PROBLEM TO SOLVE -
Skip all pictures. Write out the data below from its first line through the line that contains "Y_TICKS = [0, 100, 200, 300, 400]".

········

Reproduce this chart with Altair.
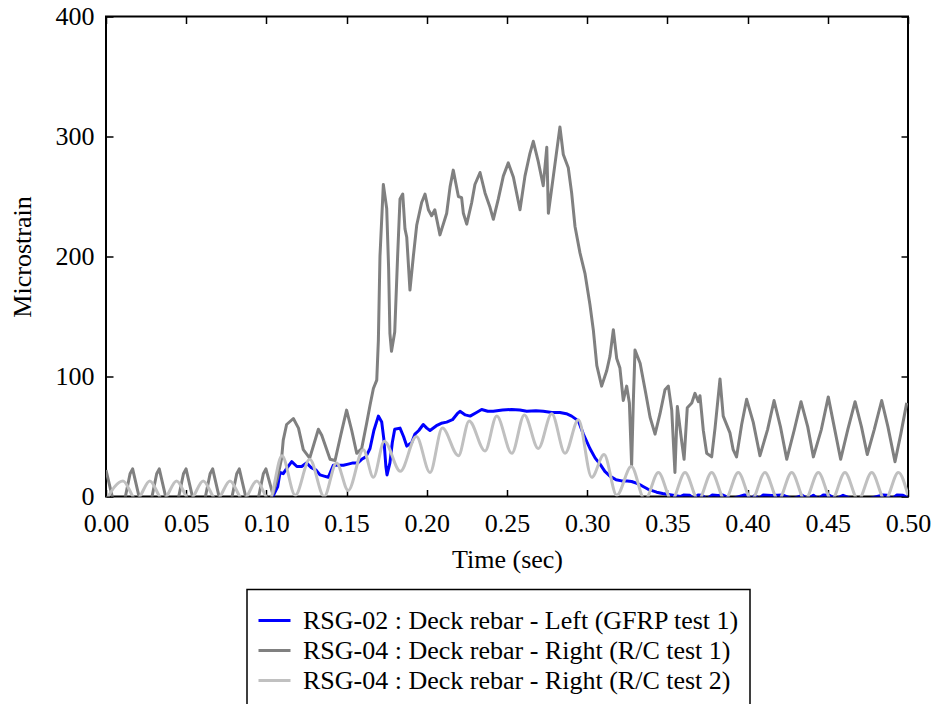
import altair as alt
import pandas as pd

SERIES = [
    "RSG-02 : Deck rebar - Left (GFRP test 1)",
    "RSG-04 : Deck rebar - Right (R/C test 1)",
    "RSG-04 : Deck rebar - Right (R/C test 2)",
]
COLORS = ["#0000ff", "#808080", "#c0c0c0"]

X_TICKS = [0.0, 0.05, 0.1, 0.15, 0.2, 0.25, 0.3, 0.35, 0.4, 0.45, 0.5]
Y_TICKS = [0, 100, 200, 300, 400]

# RSG-02 GFRP test 1 (blue)
gfrp_t = [0.1040, 0.1070, 0.1085, 0.1105, 0.1130, 0.1158, 0.1190, 0.1220, 0.1250, 0.1280,
          0.1310, 0.1334, 0.1360, 0.1386, 0.1417, 0.1450, 0.1480, 0.1510, 0.1540, 0.1570,
          0.1594, 0.1620, 0.1646, 0.1670, 0.1698, 0.1719, 0.1732, 0.1745, 0.1752, 0.1770,
          0.1785, 0.1800, 0.1833, 0.1855, 0.1875, 0.1906, 0.1926, 0.1950, 0.1978, 0.2000,
          0.2020, 0.2060, 0.2090, 0.2124, 0.2160, 0.2190, 0.2207, 0.2240, 0.2270, 0.2310,
          0.2342, 0.2380, 0.2414, 0.2472, 0.2529, 0.2580, 0.2623, 0.2680, 0.2726, 0.2780,
          0.2830, 0.2870, 0.2903, 0.2945, 0.2976, 0.3017, 0.3050, 0.3080, 0.3110, 0.3142,
          0.3180, 0.3215, 0.3250, 0.3277, 0.3310, 0.3340, 0.3380, 0.3433, 0.3470, 0.3516,
          0.3580, 0.3600, 0.3640, 0.3665, 0.3690, 0.3715, 0.3745, 0.3780, 0.3815, 0.3846,
          0.3900, 0.3980, 0.4000, 0.4025, 0.4046, 0.4070, 0.4096, 0.4150, 0.4220, 0.4280,
          0.4340, 0.4375, 0.4410, 0.4440, 0.4470, 0.4510, 0.4550, 0.4595, 0.4650, 0.4750,
          0.4844, 0.4869, 0.4900, 0.4931, 0.4969, 0.5000]
gfrp_v = [0, 8, 20, 19, 24, 29, 25, 25, 28, 24,
          22, 18, 17, 16, 26, 26, 26, 27, 28, 28,
          31, 33, 40, 55, 67, 62, 48, 25, 18, 28,
          45, 56, 57, 50, 42, 45, 52, 55, 60, 57,
          55, 59, 61, 62, 64, 69, 71, 68, 67, 70,
          72.5, 71, 71, 72, 72.5, 72, 71, 71.5, 71, 70,
          70, 69, 67, 63, 52, 40, 32, 27, 21, 17,
          14, 13, 13, 12.5, 11, 9, 6, 3.6, 2.5, 1.5,
          0, 1.2, 1.0, -2, 1.2, 1.0, -2, 1.2, 0.8, 1.2,
          -2, 1.2, 1.0, -2, 1.0, -2, 1.2, 0.8, 1.2, -2,
          1.0, -2, 1.0, -2, 1.2, 1.0, -2, 1.0, -2, -2,
          1.2, 1.0, -2, 1.2, 1.0, -1]

# RSG-04 R/C test 1 (dark grey)
rc1_t = [0.0000, 0.0083, 0.0150, 0.0166, 0.0249, 0.0316, 0.0332, 0.0415, 0.0483, 0.0499,
         0.0582, 0.0649, 0.0665, 0.0748, 0.0815, 0.0831, 0.0914, 0.0981, 0.0997, 0.1040,
         0.1070, 0.1095, 0.1105, 0.1126, 0.1168, 0.1200, 0.1230, 0.1270, 0.1324, 0.1345,
         0.1397, 0.1428, 0.1465, 0.1500, 0.1532, 0.1563, 0.1594, 0.1625, 0.1646, 0.1667,
         0.1688, 0.1698, 0.1708, 0.1729, 0.1750, 0.1762, 0.1770, 0.1780, 0.1800, 0.1818,
         0.1833, 0.1850, 0.1864, 0.1875, 0.1895, 0.1916, 0.1937, 0.1968, 0.1989, 0.2010,
         0.2030, 0.2050, 0.2082, 0.2124, 0.2145, 0.2165, 0.2197, 0.2217, 0.2228, 0.2249,
         0.2280, 0.2300, 0.2332, 0.2363, 0.2394, 0.2415, 0.2446, 0.2477, 0.2508, 0.2540,
         0.2581, 0.2612, 0.2643, 0.2664, 0.2695, 0.2726, 0.2748, 0.2758, 0.2789, 0.2830,
         0.2851, 0.2882, 0.2903, 0.2924, 0.2955, 0.2986, 0.3017, 0.3038, 0.3060, 0.3090,
         0.3122, 0.3142, 0.3163, 0.3184, 0.3204, 0.3225, 0.3246, 0.3263, 0.3277, 0.3288,
         0.3298, 0.3330, 0.3365, 0.3392, 0.3423, 0.3454, 0.3485, 0.3506, 0.3527, 0.3547,
         0.3562, 0.3590, 0.3604, 0.3624, 0.3652, 0.3672, 0.3693, 0.3703, 0.3724, 0.3745,
         0.3776, 0.3797, 0.3828, 0.3848, 0.3890, 0.3910, 0.3931, 0.3963, 0.3994, 0.4035,
         0.4077, 0.4125, 0.4165, 0.4205, 0.4244, 0.4290, 0.4333, 0.4375, 0.4410, 0.4460,
         0.4503, 0.4540, 0.4580, 0.4625, 0.4670, 0.4710, 0.4746, 0.4790, 0.4836, 0.4875,
         0.4919, 0.4955, 0.4992]
rc1_v = [22, -25, 19, 23, -25, 19, 23, -25, 19, 23,
         -25, 19, 23, -25, 19, 23, -25, 19, 23, 2,
         16, 32, 47, 60, 65, 57, 39, 32, 56, 51,
         31, 30, 52, 72, 55, 36, 40, 61, 76, 90,
         97, 130, 200, 260, 240, 190, 136, 121, 137, 200,
         248, 252, 223, 216, 172, 200, 226, 245, 252, 239,
         234, 239, 218, 236, 258, 272, 250, 249, 236, 227,
         245, 260, 270, 253, 241, 231, 248, 267, 278, 266,
         239, 267, 286, 296, 279, 259, 291, 236, 267, 308,
         285, 274, 253, 225, 203, 186, 160, 139, 109, 92,
         105, 117, 139, 115, 107, 80, 92, 78, 26, 81,
         122, 111, 86, 66, 52, 69, 89, 92, 72, 20,
         75, 45, 31, 74, 78, 86, 79, 84, 55, 36,
         33, 57, 98, 67, 53, 39, 33, 60, 81, 62,
         34, 56, 80, 58, 31, 55, 79, 58, 33, 56,
         83, 58, 31, 56, 79, 58, 35, 56, 80, 58,
         29, 52, 78]

# RSG-04 R/C test 2 (light grey)
rc2_t = [0.0000, 0.0106, 0.0190, 0.0273, 0.0356, 0.0440, 0.0523, 0.0606, 0.0690, 0.0773,
         0.0856, 0.0940, 0.1018, 0.1097, 0.1180, 0.1270, 0.1360, 0.1437, 0.1510, 0.1604,
         0.1667, 0.1735, 0.1835, 0.1935, 0.2020, 0.2097, 0.2197, 0.2264, 0.2363, 0.2436,
         0.2530, 0.2608, 0.2695, 0.2779, 0.2862, 0.2945, 0.3028, 0.3105, 0.3184, 0.3275,
         0.3360, 0.3444, 0.3527, 0.3610, 0.3693, 0.3776, 0.3859, 0.3942, 0.4025, 0.4108,
         0.4192, 0.4275, 0.4358, 0.4441, 0.4524, 0.4607, 0.4690, 0.4774, 0.4857, 0.4940,
         0.5000]
rc2_v = [-3, 13, -3, 13, -3, 13, -3, 13, -3, 13,
         -3, 13, -3, 34, 1, 31, 0, 28, 5, 39,
         16, 46, 21, 50, 20, 57, 34, 63, 38, 67,
         36, 68, 40, 69, 36, 64, 16, 35, 1, 25,
         -3, 20, -3, 20, -3, 20, -3, 20, -3, 20,
         -3, 20, -3, 20, -3, 20, -3, 20, -3, 20,
         1]

frames = []
for name, ts, vs in zip(SERIES, [gfrp_t, rc1_t, rc2_t], [gfrp_v, rc1_v, rc2_v]):
    frames.append(pd.DataFrame({"t": ts, "v": vs, "series": name}))
df = pd.concat(frames, ignore_index=True)

FONT = "Liberation Serif"
FS = 26
xs = alt.Scale(domain=[0, 0.5], nice=False, zero=False)
ys = alt.Scale(domain=[0, 400], nice=False)
cs = alt.Scale(domain=SERIES, range=COLORS)

x_axis = alt.Axis(orient="bottom", values=X_TICKS, format=".2f", offset=-7, tickSize=7,
                  tickWidth=1.5, tickColor="black", domain=False, grid=False,
                  labelFont=FONT, labelFontSize=FS, labelColor="black", labelPadding=14,
                  labelFlush=False, labelOverlap=False,
                  title="Time (sec)", titleFont=FONT, titleFontSize=FS,
                  titleFontWeight="normal", titleColor="black", titlePadding=10)
y_axis = alt.Axis(orient="left", values=Y_TICKS, format="d", offset=-7, tickSize=7,
                  tickWidth=1.5, tickColor="black", domain=False, grid=False,
                  labelFont=FONT, labelFontSize=FS, labelColor="black", labelPadding=12,
                  labelFlush=False, labelOverlap=False,
                  title="Microstrain", titleFont=FONT, titleFontSize=FS,
                  titleFontWeight="normal", titleColor="black", titlePadding=20)
top_axis = alt.Axis(orient="top", values=X_TICKS, labels=False, offset=-7, tickSize=7,
                    tickWidth=1.5, tickColor="black", domain=False, grid=False, title=None)
right_axis = alt.Axis(orient="right", values=Y_TICKS, labels=False, offset=-7, tickSize=7,
                      tickWidth=1.5, tickColor="black", domain=False, grid=False, title=None)

# legend entries (symbols + labels) come from the colour scale; its frame is drawn below
legend = alt.Legend(orient="none", legendX=142, legendY=573, direction="vertical",
                    title=" ", titleFontSize=2, titlePadding=2,
                    padding=14, cornerRadius=0,
                    symbolType="M-1.5,0H1.41", symbolSize=484, symbolStrokeWidth=3,
                    labelFont=FONT, labelFontSize=FS, labelColor="black", labelOffset=15,
                    labelLimit=0, rowPadding=4)


def line(name, interp):
    return (
        alt.Chart(df)
        .transform_filter(alt.datum.series == name)
        .mark_line(strokeWidth=3, clip=True, interpolate=interp, strokeJoin="round")
        .encode(
            x=alt.X("t:Q", scale=xs, axis=x_axis),
            y=alt.Y("v:Q", scale=ys, axis=y_axis),
            color=alt.Color("series:N", scale=cs, legend=legend),
        )
    )


lines = alt.layer(line(SERIES[0], "linear"), line(SERIES[1], "linear"),
                  line(SERIES[2], "monotone"))

# frame around the legend block (below the plot area)
legend_frame = (
    alt.Chart(pd.DataFrame({"box": ["legend"]}))
    .mark_rect(fill="white", fillOpacity=0, stroke="black", strokeWidth=1.5)
    .encode(x=alt.value(141), x2=alt.value(644), y=alt.value(573), y2=alt.value(691))
)

mirror = (
    alt.Chart(pd.DataFrame({"t": [0.0, 0.5], "v": [0, 400]}))
    .mark_point(opacity=0)
    .encode(
        x=alt.X("t:Q", scale=xs, axis=top_axis),
        y=alt.Y("v:Q", scale=ys, axis=right_axis),
    )
)

chart = (
    alt.layer(lines, mirror, legend_frame)
    .resolve_axis(x="independent", y="independent")
    .properties(
        width=802,
        height=480,
        padding={"left": 98, "top": 8.5, "right": 23, "bottom": 207.5},
        autosize=alt.AutoSizeParams(type="none"),
    )
    .configure(font=FONT)
    .configure_legend(labelFont=FONT, labelFontSize=FS, titleFont=FONT)
    .configure_view(stroke="black", strokeWidth=2)
)

chart.save("out.html", embed_options={"renderer": "svg", "actions": False})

········

WRITTEN ANSWER -
Reproduce this chart with Altair.
import altair as alt
import pandas as pd

SERIES = [
    "RSG-02 : Deck rebar - Left (GFRP test 1)",
    "RSG-04 : Deck rebar - Right (R/C test 1)",
    "RSG-04 : Deck rebar - Right (R/C test 2)",
]
COLORS = ["#0000ff", "#808080", "#c0c0c0"]

X_TICKS = [0.0, 0.05, 0.1, 0.15, 0.2, 0.25, 0.3, 0.35, 0.4, 0.45, 0.5]
Y_TICKS = [0, 100, 200, 300, 400]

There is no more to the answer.